Uploading... No problems so-far. Much faster than the DSL was
on its best day.
Downloading... No matter how fast your connection speed, you can
only download as fast as the servers will feed you the file.
Downloading from a monolithic host has been very fast. Downloading
from any sort of torrent/P2P type server tends to be horribly slow.
I suspect this is due to the satellite latency slowing down the
ever-switching connections involved, bottlenecking the flow. Still
looking for a workaround.
VoIP... Saying "goodbye" to
Windstream also meant losing our
land-line phone. With no cell service back here, we would have to
rely on phone via Internet. Due to the connection switching latency,
this has known issues with Satellite. Both Satellite providers have
their own VoIP services that are supposed to be optimized for the
purpose. But we're trying the third party VoIP we already had,
which costs well under half as much.
Aside from the inevitable lag, it works well with outgoing
calls. But it doesn't ring-through for incoming. Those go to
voicemail/email. Need to check with
VoIPly to see if they have
a fix on their end.
Data... I was in for a surprise when we started. I knew we were
being frugal, but the needle on our 'fuel gauge' not only didn't go
down quickly, it seemed to be going back up now and then!

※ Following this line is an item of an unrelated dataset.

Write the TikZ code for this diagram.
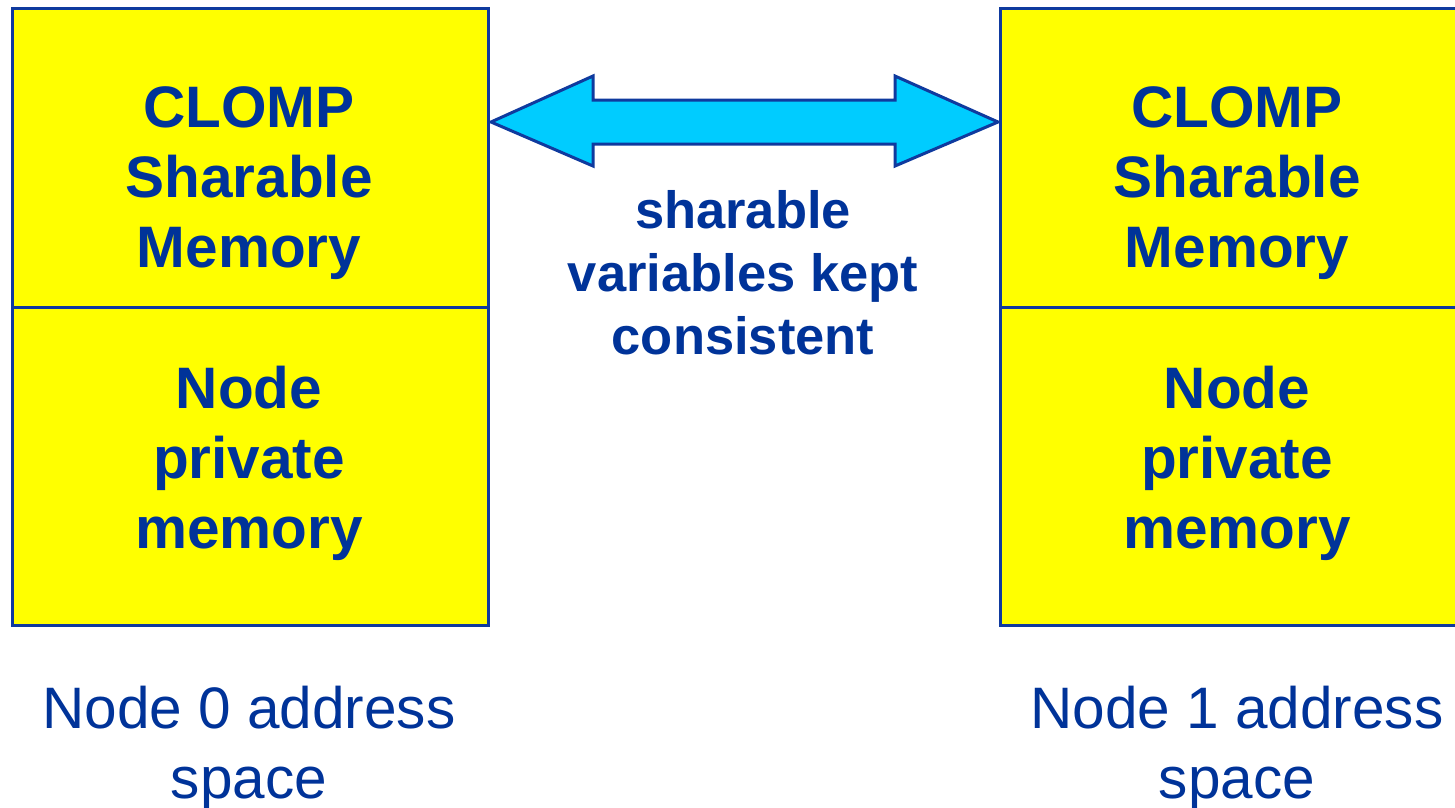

Turns out this wasn't a delusion. Although they don't
promise/advertise it, HughesNet seems to give new users a 20 day
breaking-in period during which data consumption doesn't count. Now
that this is over, I see that the plan data is being consumed at a
rate that will probably have us run out of data before the end of
the month this time around. Then we'll see how much of a handicap
the throttled speed is, and whether the throttle is lifted during
the bonus hours.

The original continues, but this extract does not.